*What is needed:* Where a line holds "with", copy it.

*** Data ***

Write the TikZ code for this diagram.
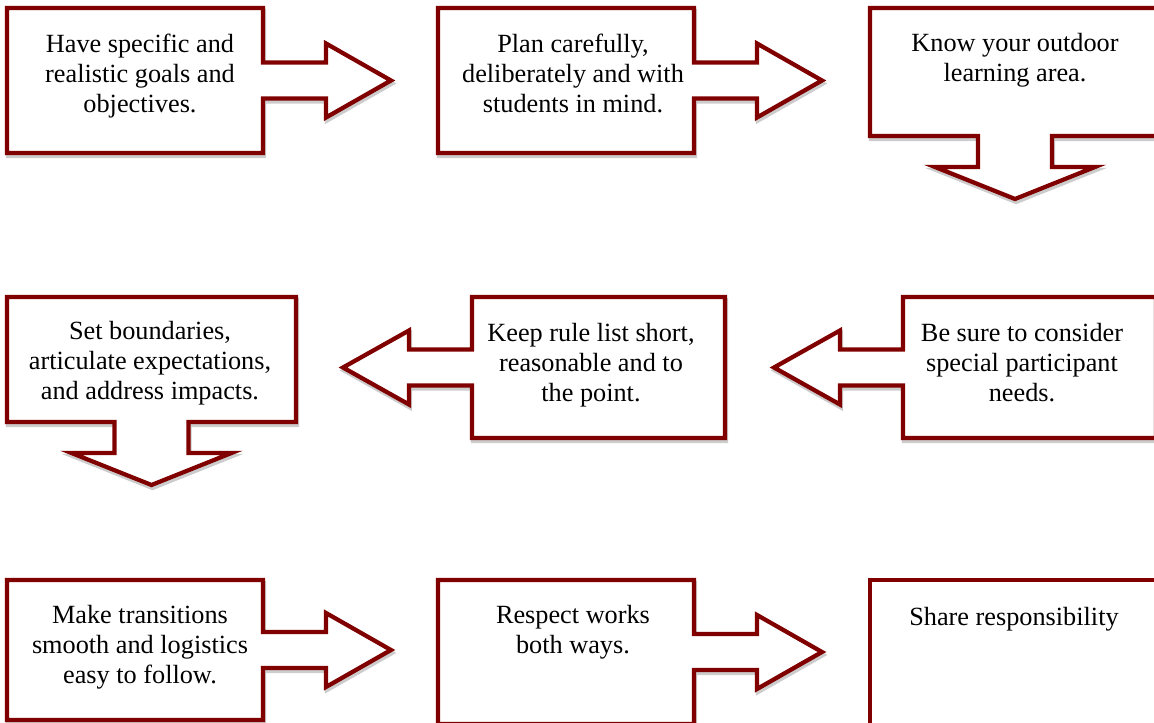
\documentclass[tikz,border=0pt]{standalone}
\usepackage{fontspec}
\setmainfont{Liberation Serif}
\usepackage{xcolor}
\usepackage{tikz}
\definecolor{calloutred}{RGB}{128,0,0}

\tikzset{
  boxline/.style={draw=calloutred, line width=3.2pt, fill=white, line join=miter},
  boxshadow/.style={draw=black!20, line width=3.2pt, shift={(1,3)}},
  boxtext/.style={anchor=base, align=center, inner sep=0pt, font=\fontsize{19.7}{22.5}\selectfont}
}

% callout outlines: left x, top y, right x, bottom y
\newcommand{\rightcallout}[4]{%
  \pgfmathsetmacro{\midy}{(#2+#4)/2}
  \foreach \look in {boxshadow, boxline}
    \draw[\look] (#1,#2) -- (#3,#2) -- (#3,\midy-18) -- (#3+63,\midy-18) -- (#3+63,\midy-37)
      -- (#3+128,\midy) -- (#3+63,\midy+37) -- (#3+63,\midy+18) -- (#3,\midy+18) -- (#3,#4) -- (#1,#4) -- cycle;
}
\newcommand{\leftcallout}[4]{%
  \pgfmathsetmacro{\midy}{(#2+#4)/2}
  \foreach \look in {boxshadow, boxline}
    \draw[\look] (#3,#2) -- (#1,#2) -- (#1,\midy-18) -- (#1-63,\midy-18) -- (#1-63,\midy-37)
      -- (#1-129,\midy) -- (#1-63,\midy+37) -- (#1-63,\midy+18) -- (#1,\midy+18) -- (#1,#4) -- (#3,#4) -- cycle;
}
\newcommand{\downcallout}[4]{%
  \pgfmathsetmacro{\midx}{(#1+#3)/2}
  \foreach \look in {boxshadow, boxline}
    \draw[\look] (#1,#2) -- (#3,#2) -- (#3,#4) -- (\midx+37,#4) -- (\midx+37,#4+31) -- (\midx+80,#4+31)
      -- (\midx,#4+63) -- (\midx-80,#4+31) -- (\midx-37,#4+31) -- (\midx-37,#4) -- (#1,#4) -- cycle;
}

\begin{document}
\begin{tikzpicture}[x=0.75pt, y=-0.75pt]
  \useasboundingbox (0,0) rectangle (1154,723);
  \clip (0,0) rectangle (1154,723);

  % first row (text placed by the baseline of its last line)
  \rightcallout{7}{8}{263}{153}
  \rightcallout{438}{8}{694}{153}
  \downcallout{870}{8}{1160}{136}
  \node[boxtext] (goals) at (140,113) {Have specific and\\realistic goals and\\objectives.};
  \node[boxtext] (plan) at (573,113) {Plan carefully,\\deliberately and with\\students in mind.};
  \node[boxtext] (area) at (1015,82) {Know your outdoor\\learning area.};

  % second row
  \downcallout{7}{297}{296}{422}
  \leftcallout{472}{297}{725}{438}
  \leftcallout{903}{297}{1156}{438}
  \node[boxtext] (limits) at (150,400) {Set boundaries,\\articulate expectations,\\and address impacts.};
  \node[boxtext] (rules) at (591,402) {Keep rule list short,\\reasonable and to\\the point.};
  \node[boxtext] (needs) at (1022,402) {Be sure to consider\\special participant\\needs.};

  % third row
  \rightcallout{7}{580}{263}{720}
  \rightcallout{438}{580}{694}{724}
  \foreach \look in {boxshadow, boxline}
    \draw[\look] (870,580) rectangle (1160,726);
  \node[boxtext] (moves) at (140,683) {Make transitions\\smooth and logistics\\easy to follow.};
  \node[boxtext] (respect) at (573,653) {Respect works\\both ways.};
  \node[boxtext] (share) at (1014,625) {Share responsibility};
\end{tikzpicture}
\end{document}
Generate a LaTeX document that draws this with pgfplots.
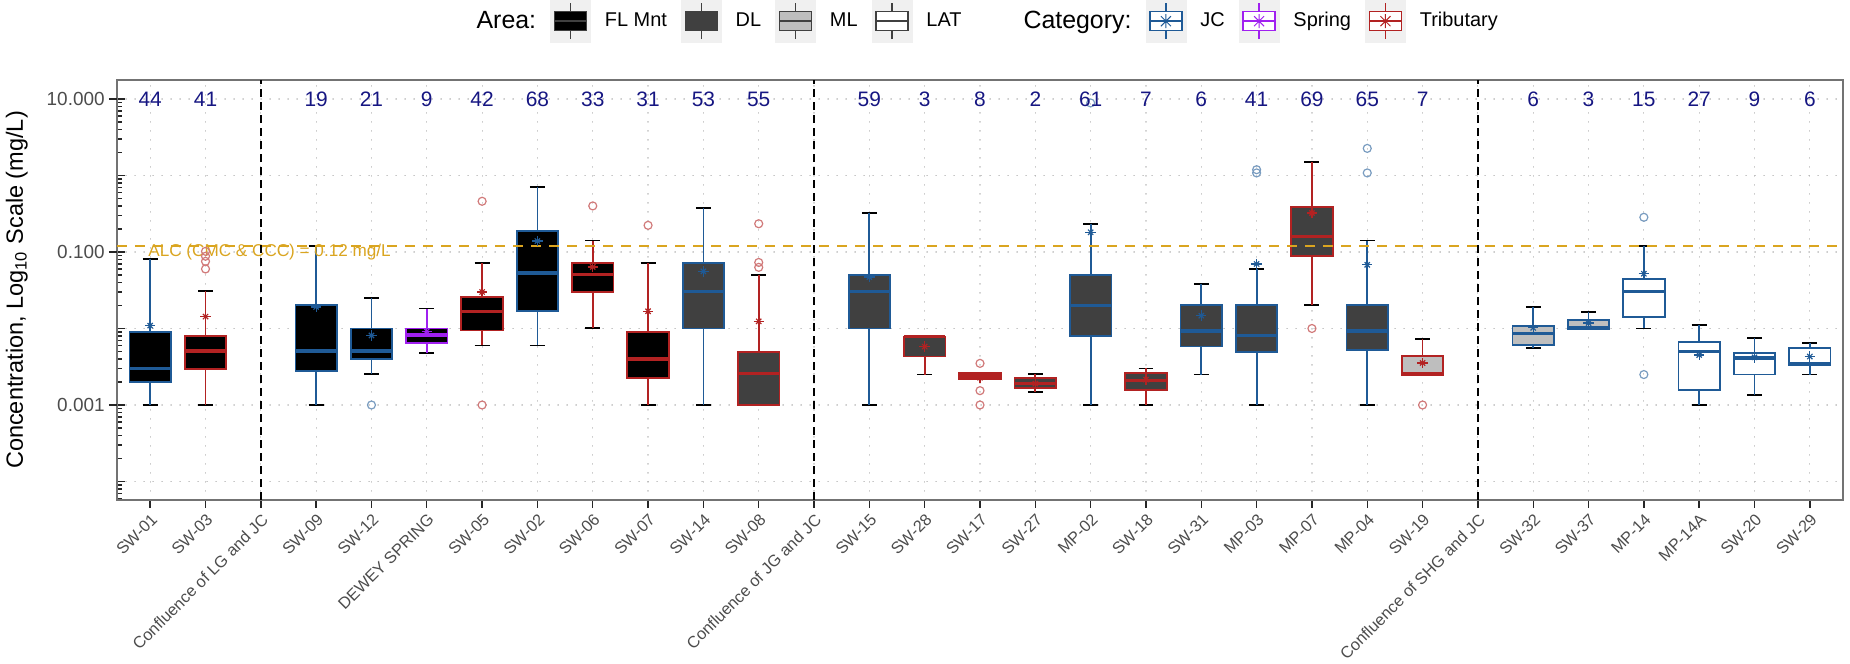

***

*Correct answer:*
  \node[boxtext] (plan) at (573,113) {Plan carefully,\\deliberately and with\\students in mind.};
Generate a LaTeX document that draws this with pgfplots.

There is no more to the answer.